▶ SHORT EXERCISE: Will you quote precisely the lines that run from the top of the material below to the line containing "20.9, 27.3, 28.9]", both ends included?

▶ DATASET EXTRACT:

####

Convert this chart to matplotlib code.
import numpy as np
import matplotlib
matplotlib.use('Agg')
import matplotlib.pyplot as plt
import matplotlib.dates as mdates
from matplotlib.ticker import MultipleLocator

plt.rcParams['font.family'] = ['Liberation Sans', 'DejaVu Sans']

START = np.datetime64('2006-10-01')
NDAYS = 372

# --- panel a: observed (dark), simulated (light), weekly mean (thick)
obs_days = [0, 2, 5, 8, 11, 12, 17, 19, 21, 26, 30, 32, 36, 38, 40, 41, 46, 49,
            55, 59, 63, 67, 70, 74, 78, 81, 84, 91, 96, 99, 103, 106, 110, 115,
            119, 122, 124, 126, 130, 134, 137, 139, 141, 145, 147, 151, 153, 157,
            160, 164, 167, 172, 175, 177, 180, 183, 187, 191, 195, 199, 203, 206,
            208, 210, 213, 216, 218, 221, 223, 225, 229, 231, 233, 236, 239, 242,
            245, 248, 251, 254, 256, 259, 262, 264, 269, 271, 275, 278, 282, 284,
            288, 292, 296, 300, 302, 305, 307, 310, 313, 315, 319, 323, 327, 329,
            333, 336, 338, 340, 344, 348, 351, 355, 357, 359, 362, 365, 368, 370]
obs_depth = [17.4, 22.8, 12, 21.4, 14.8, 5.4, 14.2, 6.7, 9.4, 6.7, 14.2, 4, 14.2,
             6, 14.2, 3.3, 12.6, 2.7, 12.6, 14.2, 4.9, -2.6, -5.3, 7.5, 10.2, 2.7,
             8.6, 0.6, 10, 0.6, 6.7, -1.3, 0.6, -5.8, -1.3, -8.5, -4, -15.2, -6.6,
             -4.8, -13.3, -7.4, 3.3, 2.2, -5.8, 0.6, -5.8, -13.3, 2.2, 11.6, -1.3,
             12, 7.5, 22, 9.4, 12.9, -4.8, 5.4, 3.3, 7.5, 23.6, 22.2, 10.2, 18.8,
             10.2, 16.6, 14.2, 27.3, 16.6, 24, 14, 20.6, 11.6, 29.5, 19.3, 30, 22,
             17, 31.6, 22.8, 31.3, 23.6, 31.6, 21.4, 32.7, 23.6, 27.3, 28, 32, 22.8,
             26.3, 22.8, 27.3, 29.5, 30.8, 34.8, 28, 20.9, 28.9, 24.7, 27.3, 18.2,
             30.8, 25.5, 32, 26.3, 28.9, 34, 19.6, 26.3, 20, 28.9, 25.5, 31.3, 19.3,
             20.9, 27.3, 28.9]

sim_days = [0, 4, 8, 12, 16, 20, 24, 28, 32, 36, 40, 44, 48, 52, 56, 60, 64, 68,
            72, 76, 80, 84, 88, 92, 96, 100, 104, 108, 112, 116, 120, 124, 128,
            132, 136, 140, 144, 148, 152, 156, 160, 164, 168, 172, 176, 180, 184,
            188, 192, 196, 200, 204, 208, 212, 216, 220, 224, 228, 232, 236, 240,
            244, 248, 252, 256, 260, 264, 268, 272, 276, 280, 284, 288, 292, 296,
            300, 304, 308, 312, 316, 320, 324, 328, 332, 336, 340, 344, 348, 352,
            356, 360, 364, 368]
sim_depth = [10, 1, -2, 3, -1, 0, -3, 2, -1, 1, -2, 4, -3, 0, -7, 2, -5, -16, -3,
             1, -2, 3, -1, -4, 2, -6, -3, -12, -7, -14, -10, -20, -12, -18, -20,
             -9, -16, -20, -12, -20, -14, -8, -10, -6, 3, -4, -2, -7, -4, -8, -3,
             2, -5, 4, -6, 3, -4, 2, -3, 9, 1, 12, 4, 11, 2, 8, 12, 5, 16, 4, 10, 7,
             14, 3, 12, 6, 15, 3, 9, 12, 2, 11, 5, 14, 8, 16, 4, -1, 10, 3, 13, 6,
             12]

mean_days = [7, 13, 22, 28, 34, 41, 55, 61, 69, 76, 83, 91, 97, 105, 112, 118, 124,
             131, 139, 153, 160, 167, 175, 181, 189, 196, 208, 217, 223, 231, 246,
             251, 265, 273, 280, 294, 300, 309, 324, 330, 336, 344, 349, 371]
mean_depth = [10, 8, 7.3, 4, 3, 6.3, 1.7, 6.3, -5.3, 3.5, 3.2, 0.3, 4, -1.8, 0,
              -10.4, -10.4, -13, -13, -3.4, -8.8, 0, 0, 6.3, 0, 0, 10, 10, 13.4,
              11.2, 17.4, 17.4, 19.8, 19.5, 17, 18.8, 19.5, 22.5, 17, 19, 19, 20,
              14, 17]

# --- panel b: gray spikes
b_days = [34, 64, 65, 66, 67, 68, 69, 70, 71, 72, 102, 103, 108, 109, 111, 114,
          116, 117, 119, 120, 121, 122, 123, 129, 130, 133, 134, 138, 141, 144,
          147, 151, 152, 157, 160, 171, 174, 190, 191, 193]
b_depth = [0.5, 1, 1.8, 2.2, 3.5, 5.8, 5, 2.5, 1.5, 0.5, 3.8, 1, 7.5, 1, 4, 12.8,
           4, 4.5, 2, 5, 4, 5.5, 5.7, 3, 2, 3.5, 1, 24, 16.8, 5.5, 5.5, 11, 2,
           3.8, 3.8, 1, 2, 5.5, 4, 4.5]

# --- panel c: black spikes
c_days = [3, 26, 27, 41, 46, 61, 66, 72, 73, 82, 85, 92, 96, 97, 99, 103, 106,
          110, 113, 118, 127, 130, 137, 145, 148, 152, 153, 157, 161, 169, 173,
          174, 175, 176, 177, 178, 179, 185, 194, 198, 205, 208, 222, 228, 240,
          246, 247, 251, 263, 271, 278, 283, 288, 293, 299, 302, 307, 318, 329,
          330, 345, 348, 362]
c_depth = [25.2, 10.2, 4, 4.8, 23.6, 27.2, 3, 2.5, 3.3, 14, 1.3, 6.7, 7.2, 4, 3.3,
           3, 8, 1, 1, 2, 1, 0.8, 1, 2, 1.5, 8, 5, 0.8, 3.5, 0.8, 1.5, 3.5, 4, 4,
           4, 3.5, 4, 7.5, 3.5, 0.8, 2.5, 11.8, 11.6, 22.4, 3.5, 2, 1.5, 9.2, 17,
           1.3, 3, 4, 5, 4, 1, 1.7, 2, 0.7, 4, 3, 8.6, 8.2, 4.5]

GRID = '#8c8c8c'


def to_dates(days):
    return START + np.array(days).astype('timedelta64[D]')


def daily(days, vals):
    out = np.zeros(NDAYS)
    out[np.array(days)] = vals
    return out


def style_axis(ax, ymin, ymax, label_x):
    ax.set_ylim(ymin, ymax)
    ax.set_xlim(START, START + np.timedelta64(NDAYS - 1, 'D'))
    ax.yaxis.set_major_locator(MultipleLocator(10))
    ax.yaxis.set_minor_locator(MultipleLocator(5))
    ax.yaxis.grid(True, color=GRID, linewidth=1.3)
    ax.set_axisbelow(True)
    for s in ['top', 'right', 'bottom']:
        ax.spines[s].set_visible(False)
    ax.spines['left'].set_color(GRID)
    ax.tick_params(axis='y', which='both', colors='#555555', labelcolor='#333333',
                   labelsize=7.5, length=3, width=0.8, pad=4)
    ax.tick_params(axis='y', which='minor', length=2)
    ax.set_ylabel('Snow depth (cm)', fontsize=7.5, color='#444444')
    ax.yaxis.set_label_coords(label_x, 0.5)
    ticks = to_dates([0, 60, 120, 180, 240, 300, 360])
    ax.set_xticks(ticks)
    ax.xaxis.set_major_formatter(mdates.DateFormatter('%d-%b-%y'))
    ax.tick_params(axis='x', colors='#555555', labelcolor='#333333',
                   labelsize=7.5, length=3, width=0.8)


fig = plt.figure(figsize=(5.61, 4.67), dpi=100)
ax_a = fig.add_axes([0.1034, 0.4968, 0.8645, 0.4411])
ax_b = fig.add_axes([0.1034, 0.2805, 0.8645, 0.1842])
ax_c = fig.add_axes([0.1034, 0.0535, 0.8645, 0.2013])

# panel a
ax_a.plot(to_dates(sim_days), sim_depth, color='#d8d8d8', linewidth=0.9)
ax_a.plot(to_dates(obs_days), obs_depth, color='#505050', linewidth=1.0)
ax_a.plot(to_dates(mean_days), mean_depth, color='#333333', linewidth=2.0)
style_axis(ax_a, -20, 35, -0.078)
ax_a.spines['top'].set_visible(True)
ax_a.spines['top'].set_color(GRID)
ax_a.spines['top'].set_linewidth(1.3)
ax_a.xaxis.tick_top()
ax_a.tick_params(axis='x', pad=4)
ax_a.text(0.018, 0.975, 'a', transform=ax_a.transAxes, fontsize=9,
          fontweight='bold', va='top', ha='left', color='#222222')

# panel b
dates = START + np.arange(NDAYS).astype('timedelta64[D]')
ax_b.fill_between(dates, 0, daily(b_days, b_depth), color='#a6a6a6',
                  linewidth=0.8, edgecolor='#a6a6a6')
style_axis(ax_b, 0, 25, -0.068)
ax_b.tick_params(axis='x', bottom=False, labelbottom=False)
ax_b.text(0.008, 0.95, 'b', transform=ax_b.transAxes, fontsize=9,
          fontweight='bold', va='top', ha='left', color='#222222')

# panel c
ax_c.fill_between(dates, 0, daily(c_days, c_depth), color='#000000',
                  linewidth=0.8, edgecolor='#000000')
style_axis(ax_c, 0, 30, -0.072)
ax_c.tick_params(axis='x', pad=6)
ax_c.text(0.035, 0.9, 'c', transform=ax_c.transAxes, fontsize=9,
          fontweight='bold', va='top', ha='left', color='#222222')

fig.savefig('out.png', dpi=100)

####

▶ ANSWER TO THE TASK:
Convert this chart to matplotlib code.
import numpy as np
import matplotlib
matplotlib.use('Agg')
import matplotlib.pyplot as plt
import matplotlib.dates as mdates
from matplotlib.ticker import MultipleLocator

plt.rcParams['font.family'] = ['Liberation Sans', 'DejaVu Sans']

START = np.datetime64('2006-10-01')
NDAYS = 372

# --- panel a: observed (dark), simulated (light), weekly mean (thick)
obs_days = [0, 2, 5, 8, 11, 12, 17, 19, 21, 26, 30, 32, 36, 38, 40, 41, 46, 49,
            55, 59, 63, 67, 70, 74, 78, 81, 84, 91, 96, 99, 103, 106, 110, 115,
            119, 122, 124, 126, 130, 134, 137, 139, 141, 145, 147, 151, 153, 157,
            160, 164, 167, 172, 175, 177, 180, 183, 187, 191, 195, 199, 203, 206,
            208, 210, 213, 216, 218, 221, 223, 225, 229, 231, 233, 236, 239, 242,
            245, 248, 251, 254, 256, 259, 262, 264, 269, 271, 275, 278, 282, 284,
            288, 292, 296, 300, 302, 305, 307, 310, 313, 315, 319, 323, 327, 329,
            333, 336, 338, 340, 344, 348, 351, 355, 357, 359, 362, 365, 368, 370]
obs_depth = [17.4, 22.8, 12, 21.4, 14.8, 5.4, 14.2, 6.7, 9.4, 6.7, 14.2, 4, 14.2,
             6, 14.2, 3.3, 12.6, 2.7, 12.6, 14.2, 4.9, -2.6, -5.3, 7.5, 10.2, 2.7,
             8.6, 0.6, 10, 0.6, 6.7, -1.3, 0.6, -5.8, -1.3, -8.5, -4, -15.2, -6.6,
             -4.8, -13.3, -7.4, 3.3, 2.2, -5.8, 0.6, -5.8, -13.3, 2.2, 11.6, -1.3,
             12, 7.5, 22, 9.4, 12.9, -4.8, 5.4, 3.3, 7.5, 23.6, 22.2, 10.2, 18.8,
             10.2, 16.6, 14.2, 27.3, 16.6, 24, 14, 20.6, 11.6, 29.5, 19.3, 30, 22,
             17, 31.6, 22.8, 31.3, 23.6, 31.6, 21.4, 32.7, 23.6, 27.3, 28, 32, 22.8,
             26.3, 22.8, 27.3, 29.5, 30.8, 34.8, 28, 20.9, 28.9, 24.7, 27.3, 18.2,
             30.8, 25.5, 32, 26.3, 28.9, 34, 19.6, 26.3, 20, 28.9, 25.5, 31.3, 19.3,
             20.9, 27.3, 28.9]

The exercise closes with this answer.